REPUBLIKA.CO.ID, JAKARTA -- Organisasi Perempuan Mahardhika mendesak agar Presiden Joko Widodo memberikan amnesti kepada Baiq Nuril. Desakan itu dilakukan setelah Peninjauan Kembali (PK) yang diajukan Baiq Nuril dimentahkan oleh Mahkamah Konstitusi (MK). Baiq Nuril menjadi terpidana kasus pelanggaran Undang-Undang Informasi dan Transaksi Elektronik (ITE).
"Kami menuntut amnesti oleh Presiden Jokowi untuk Baiq Nuril. Peningkatan partisipasi perempuan dalam bisnis, ekonomi dan politik tidak akan terwujud
ketika upaya perempuan untuk bebas dari belenggu kekerasan seksual tidak mendapat dukungan," tegas Sekretaris Nasional Perempuan Mahardika, Mutiara Ika, saat dikonfirmasi melalui pesan singkat, Sabtu (6/7).
Mutiara Ika menilai amnesti merupakan langkah terakhir dan satu-satunya pilihan yang bisa menyelamatkan Baiq Nuril. Hukuman penjara bagi Baiq Nuril merupakan pukulan telak bagi pemerintah.
Padahal presiden Joko Widodo pernah menyampaikannya terkait perempuan dengan pembangunan nasional saat menghadiri Sesi II KTT G20. Pesan serupa juga disampaikan oleh pemerintah Indonesia melalui Kementrian Ketenagakerjaan
pada Konvensi ILO untuk Mengakhiri Kekerasan dan Pelecehan di Dunia Kerja.
"Konvensi tersebut adalah jaminan perlindungan hak perempuan pekerja dari kekerasan dan pelecehan seksual," kata Mutiara Ika.
Baiq Nuril, kata ia, telah berjuang dan membela dirinya di tengah situasi kerja yang rentan pelecehan seksual. Jika la tetap akan dipenjara, maka pelecehan seksual yang dialaminya akan selamanya diingkari, dan tempat kerja akan terus menjadi lokasi yang rentan pelecehan seksual.

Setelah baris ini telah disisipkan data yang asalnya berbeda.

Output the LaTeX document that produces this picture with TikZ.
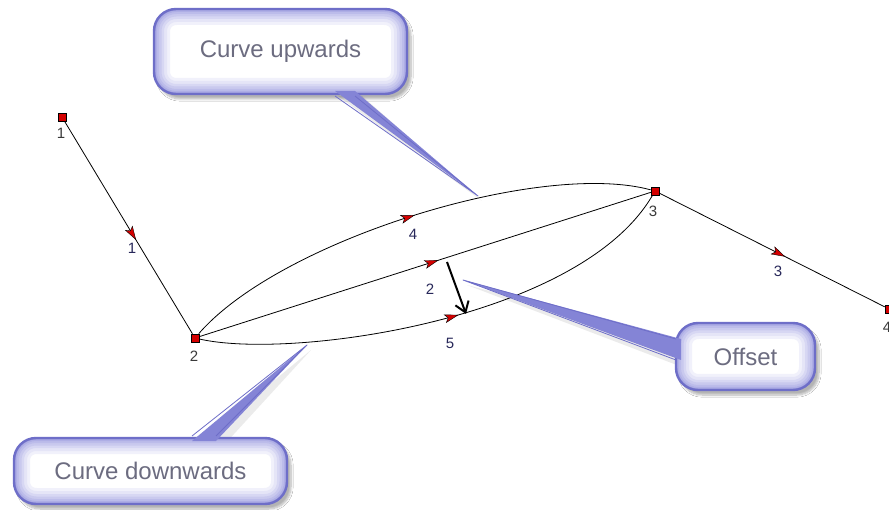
\documentclass[tikz,border=0pt]{standalone}
\usepackage{fontspec}
\setmainfont{Liberation Sans}
\usetikzlibrary{arrows.meta,decorations.markings,shadows.blur}
\definecolor{sqred}{HTML}{D40000}
\definecolor{lblnavy}{HTML}{28285A}
\definecolor{lblgray}{HTML}{3A3A3A}
\definecolor{cborder}{HTML}{6E6EC8}
\definecolor{cglow}{HTML}{9C9CE0}
\definecolor{ctext}{HTML}{6C6C80}
\definecolor{cwedge}{HTML}{8484D6}
\tikzset{
  vert/.style={draw=black, fill=sqred, minimum size=8pt, inner sep=0pt, line width=0.6pt},
  vlabel/.style={text=lblgray, font=\fontsize{15}{16}\selectfont, inner sep=0pt},
  elabel/.style={text=lblnavy, font=\fontsize{15}{16}\selectfont, inner sep=0pt},
  link/.style={draw=black, line width=0.8pt, postaction={decorate},
    decoration={markings, mark=at position #1 with {\fill[sqred, draw=black, line width=0.4pt] (4pt,0pt) -- (-9pt,4pt) -- (-6pt,0pt) -- (-9pt,-4pt) -- cycle;}}},
  link/.default=0.5,
  glowline/.style={rounded corners=22pt},
  glowbox/.style={draw=cborder, line width=2.4pt, rounded corners=22pt, fill=white, text=ctext,
    font=\fontsize{24}{27}\selectfont,
    blur shadow={shadow xshift=4pt, shadow yshift=-5pt, shadow blur steps=8, shadow opacity=30},
    path picture={
      \foreach \w/\p in {32/14,26/26,20/40,15/54,10/68,6/82,3/95}{
        \draw[cglow!\p, line width=\w pt, glowline] (path picture bounding box.south west) rectangle (path picture bounding box.north east);
      }
    }},
  wedge/.style={fill=cwedge, draw=none},
  wedgeedge/.style={draw=cborder, line width=0.8pt, line join=round},
  offsetarrow/.style={draw=black, line width=2pt, -{Straight Barb[length=10pt,width=14pt,line width=2pt]}}
}
\begin{document}
\begin{tikzpicture}[x=1pt,y=-1pt]
\useasboundingbox (0,0) rectangle (889,510);
\fill[white] (0,0) rectangle (889,510);

% soft shadows of the wedges
\fill[black, opacity=0.08] (338,96) -- (362,96) -- (482,201) -- cycle;
\fill[black, opacity=0.08] (682,342) -- (682,367) -- (467,285) -- cycle;
\fill[black, opacity=0.08] (195,446) -- (223,446) -- (311,350) -- cycle;

% vertices
\node[vert] (n1) at (62,117) {};
\node[vert] (n2) at (195,338) {};
\node[vert] (n3) at (655,191) {};
\node[vert] (n4) at (889,309) {};

% edges
\draw[link=0.54] (n1) -- (n2);
\draw[link=0.52] (n2) -- (n3);
\draw[link=0.54] (n3) -- (n4);
\draw[link=0.50] (n2) .. controls (280,240) and (540,160) .. (n3);
\draw[link=0.52] (n2) .. controls (290,360) and (580,320) .. (n3);

% vertex labels
\node[vlabel] (l1) at (61,133) {1};
\node[vlabel] (l2) at (194,356) {2};
\node[vlabel] (l3) at (653,211) {3};
\node[vlabel] (l4) at (887,327) {4};

% edge labels
\node[elabel] (e1) at (132,248) {1};
\node[elabel] (e4) at (413,234) {4};
\node[elabel] (e2) at (430,289) {2};
\node[elabel] (e5) at (450,343) {5};
\node[elabel] (e3) at (778,271) {3};

% offset arrow
\coordinate (o1) at (447,262);
\coordinate (o2) at (466,314);
\draw[offsetarrow] (o1) -- (o2);

% callout boxes
\node[glowbox, minimum width=253pt, minimum height=85pt] (c1) at (280.5,51.5) {Curve upwards};
\node[glowbox, minimum width=139pt, minimum height=67pt] (c2) at (745.5,356.5) {Offset};
\node[glowbox, minimum width=273pt, minimum height=66pt] (c3) at (150.5,471) {Curve downwards};

% callout pointers
\path[wedge] (335,91) -- (355,91) -- (478,196) -- cycle;
\path[wedge] (681,339) -- (681,360) -- (463,280) -- cycle;
\path[wedge] (192,441) -- (216,441) -- (307,345) -- cycle;
\draw[wedgeedge] (355,96) -- (478,196) -- (335,96);
\draw[wedgeedge] (676,360) -- (463,280) -- (676,339);
\draw[wedgeedge] (216,436) -- (307,345) -- (192,436);
\end{tikzpicture}
\end{document}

"Tindakan merekam ucapan pelaku adalah bentuk pembelaan yang ia lakukan, berharap rekaman ini menjadi bukti atas pelecehan seksual yang telah dialaminya," tutur Baiq Nuril.
Mutiara Ika juga menilai instrumen hukum di Indonesia belum sepenuhnya mengakomodir beragam bentuk kekerasan seksual. Sehingga menjadikan kekerasan yang tidak disertai dengan bukti kekerasan secara fisik tidak bisa dianggap sebagai kekerasan. Maka pelecehan seksual verbal (non body contact) tidak bisa dianggap sebagai pelecehan. "Rekaman yang dimiliki Baiq Nuril justru menjadi barang bukti yang memberatkannya dan membuat pelaku bebas," keluh Mutiara Ika.
Sementara itu dalam putusannya, majelis hakim menganulir putusan pengadilan tingkat pertama di Pengadilan Negeri Mataram yang menyatakan Baiq Nuril bebas dari seluruh tuntutan dan tidak bersalah melanggar pasal 27 Ayat 1 juncto Pasal 45 Ayat 1 Undang-Undang Nomor 19/2016 tentang perubahan Undang-Undang Nomor 11/2008 tentang Informasi dan Transaksi Elektronik.